The other reason is half of our users are learning English; they actually want to learn English. That is not a hobby. I mean, maybe for some of them it's a hobby, but generally just knowledge of English makes your life better in all kinds of ways.
Usually you can make more money, and it's pretty direct. For example, if you live in a non-English-speaking country and you're a waiter and you learn English, you can become a waiter at a hotel that pays better, right? So we just have not seen the desire to learn a language go down at all.
I do think it's important to talk about your background, which is really interesting, because it helps the origin story of Duolingo make a lot of sense. Can you talk about your home life growing up? Is there a memory that stands out in your mind?
I grew up in Guatemala. It's funny, you can paint that picture in multiple ways. You can paint it in a really bleak manner.
I was born and I grew up while Guatemala was having a civil war. So that sounds terrible, but it wasn't that bad for me. I lived in Guatemala City, which was a little isolated from the civil war.
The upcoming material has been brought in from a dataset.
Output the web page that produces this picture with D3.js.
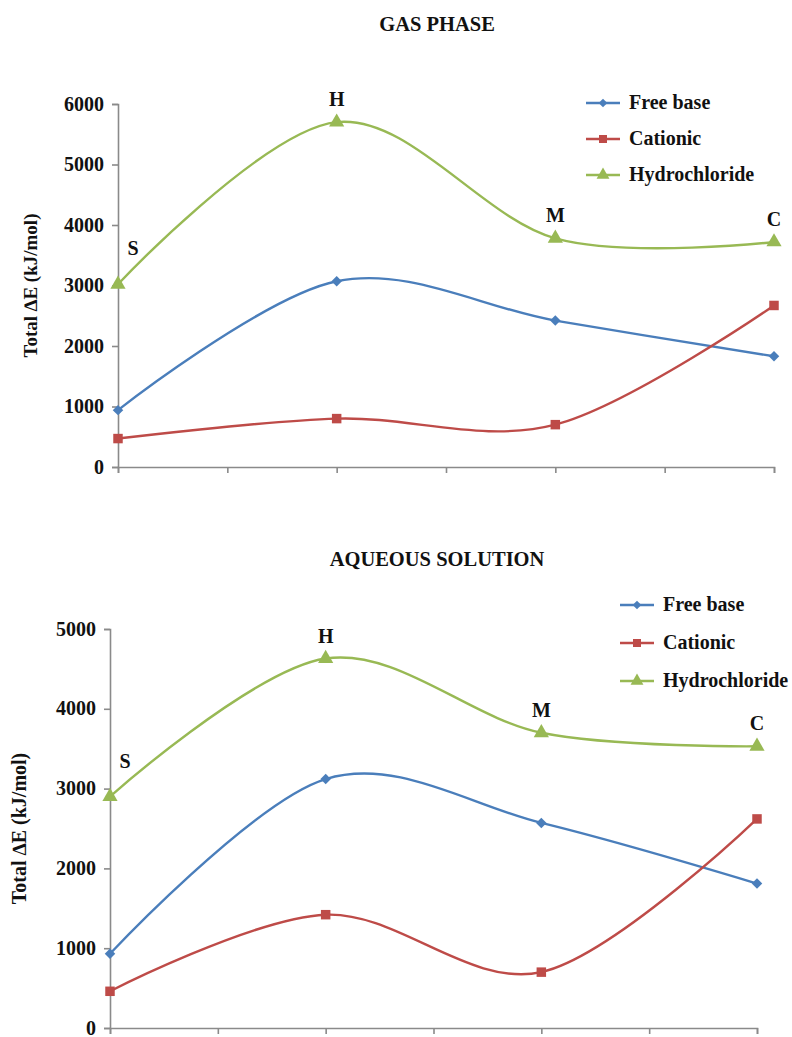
<!DOCTYPE html>
<html>
<head>
<meta charset="utf-8">
<script src="https://cdn.jsdelivr.net/npm/d3@7"></script>
<style>
  body { margin: 0; background: #fff; }
  svg { display: block; }
  text { font-family: "Liberation Serif", "Times New Roman", serif; font-weight: bold; fill: #111; }
</style>
</head>
<body>
<svg id="chart" width="792" height="1037"></svg>
<script>
// ---- data ----
const categories = ["S", "H", "M", "C"];
const seriesNames = ["Free base", "Cationic", "Hydrochloride"];
const seriesColors = ["#4a7ebb", "#be4b48", "#98b954"];

const gasFreeBase = [940, 3070, 2420, 1830];
const gasCationic = [470, 800, 700, 2670];
const gasHydrochloride = [3020, 5700, 3780, 3720];
const gasTicks = [0, 1000, 2000, 3000, 4000, 5000, 6000];

const aqFreeBase = [930, 3120, 2570, 1810];
const aqCationic = [460, 1420, 700, 2620];
const aqHydrochloride = [2900, 4630, 3700, 3530];
const aqTicks = [0, 1000, 2000, 3000, 4000, 5000];

const panels = [
  { title: "GAS PHASE", titleY: 31, series: [gasFreeBase, gasCationic, gasHydrochloride], ticks: gasTicks,
    x0: 118, x1: 774, y0: 467, y1: 104, ytitleX: 37, ytitleSize: 19, legendX: 586, legendY: 103, legendGap: 36 },
  { title: "AQUEOUS SOLUTION", titleY: 566, series: [aqFreeBase, aqCationic, aqHydrochloride], ticks: aqTicks,
    x0: 110, x1: 757, y0: 1028, y1: 629, ytitleX: 26, ytitleSize: 20, legendX: 620, legendY: 605, legendGap: 38 }
];

const svg = d3.select("#chart");
svg.append("rect").attr("width", 792).attr("height", 1037).attr("fill", "#fff");

// wide diamond (square rotated 45deg), square, triangle
const symbolTypes = [d3.symbolSquare, d3.symbolSquare, d3.symbolTriangle];
const symbolRotate = [45, 0, 0];
const symbolSizes = [55, 90, 100];
const legendSymbolSizes = [38, 64, 72];

panels.forEach(p => {
  const g = svg.append("g");
  const yMax = p.ticks[p.ticks.length - 1];
  const y = d3.scaleLinear().domain([0, yMax]).range([p.y0, p.y1]);
  const x = d3.scalePoint().domain(categories).range([p.x0, p.x1]);
  const xTick = d3.scaleLinear().domain([0, 6]).range([p.x0, p.x1]);

  // title
  g.append("text").attr("x", 437).attr("y", p.titleY).attr("text-anchor", "middle")
    .style("font-size", "20.5px").text(p.title);

  // y axis
  const yAxis = g.append("g").attr("transform", `translate(${p.x0},0)`)
    .call(d3.axisLeft(y).tickValues(p.ticks).tickFormat(d3.format("d")).tickSize(6).tickPadding(8));
  yAxis.selectAll("path, line").attr("stroke", "#8a8a8a").attr("stroke-width", 1.6);
  yAxis.selectAll("text").style("font-size", "20px").style("font-family", '"Liberation Serif", serif')
    .style("font-weight", "bold").attr("fill", "#111").attr("dy", "0.3em");

  // x axis
  const xAxis = g.append("g").attr("transform", `translate(0,${p.y0})`)
    .call(d3.axisBottom(xTick).tickValues(d3.range(7)).tickFormat("").tickSize(6).tickSizeOuter(6));
  xAxis.selectAll("path, line").attr("stroke", "#8a8a8a").attr("stroke-width", 1.6);

  // y title
  g.append("text")
    .attr("transform", `translate(${p.ytitleX},${(p.y0 + p.y1) / 2}) rotate(-90)`)
    .attr("text-anchor", "middle").style("font-size", p.ytitleSize + "px")
    .text("Total \u2206E (kJ/mol)");

  // lines
  const line = d3.line()
    .x((d, i) => x(categories[i]))
    .y(d => y(d))
    .curve(d3.curveCardinal.tension(0));

  p.series.forEach((s, si) => {
    g.append("path").datum(s).attr("d", line)
      .attr("fill", "none").attr("stroke", seriesColors[si]).attr("stroke-width", 2.4);
  });
  p.series.forEach((s, si) => {
    g.selectAll(null).data(s).enter().append("path")
      .attr("d", d3.symbol().type(symbolTypes[si]).size(symbolSizes[si]))
      .attr("transform", (d, i) => `translate(${x(categories[i])},${y(d)}) rotate(${symbolRotate[si]})`)
      .attr("fill", seriesColors[si]);
  });

  // category labels above hydrochloride points
  const hyd = p.series[2];
  g.selectAll(null).data(categories).enter().append("text")
    .attr("x", (c, i) => x(c) + (i === 0 ? 15 : 0))
    .attr("y", (c, i) => y(hyd[i]) - (i === 0 ? 29 : 16))
    .attr("text-anchor", "middle").style("font-size", "20px")
    .text(c => c);

  // legend
  seriesNames.forEach((name, si) => {
    const ly = p.legendY + si * p.legendGap;
    g.append("line").attr("x1", p.legendX).attr("x2", p.legendX + 34)
      .attr("y1", ly).attr("y2", ly).attr("stroke", seriesColors[si]).attr("stroke-width", 2.4);
    g.append("path").attr("d", d3.symbol().type(symbolTypes[si]).size(legendSymbolSizes[si]))
      .attr("transform", `translate(${p.legendX + 17},${ly}) rotate(${symbolRotate[si]})`).attr("fill", seriesColors[si]);
    g.append("text").attr("x", p.legendX + 43).attr("y", ly + 6)
      .style("font-size", "20px").text(name);
  });
});
</script>
</body>
</html>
I was also in a middle-class neighborhood, so things were safe-ish. At home, it was just me and my mom and also living with my grandma. So it was the three of us.
There's a lot of memories, but one very transformative one was when my mom came home one day with a computer. I had never used a computer. I was 7 years old.
What I really wanted was a Nintendo. She brought me a Commodore 64. I was actually pretty upset.
I don't know why she did that. My mom, to this day, she's never used a computer in her entire life.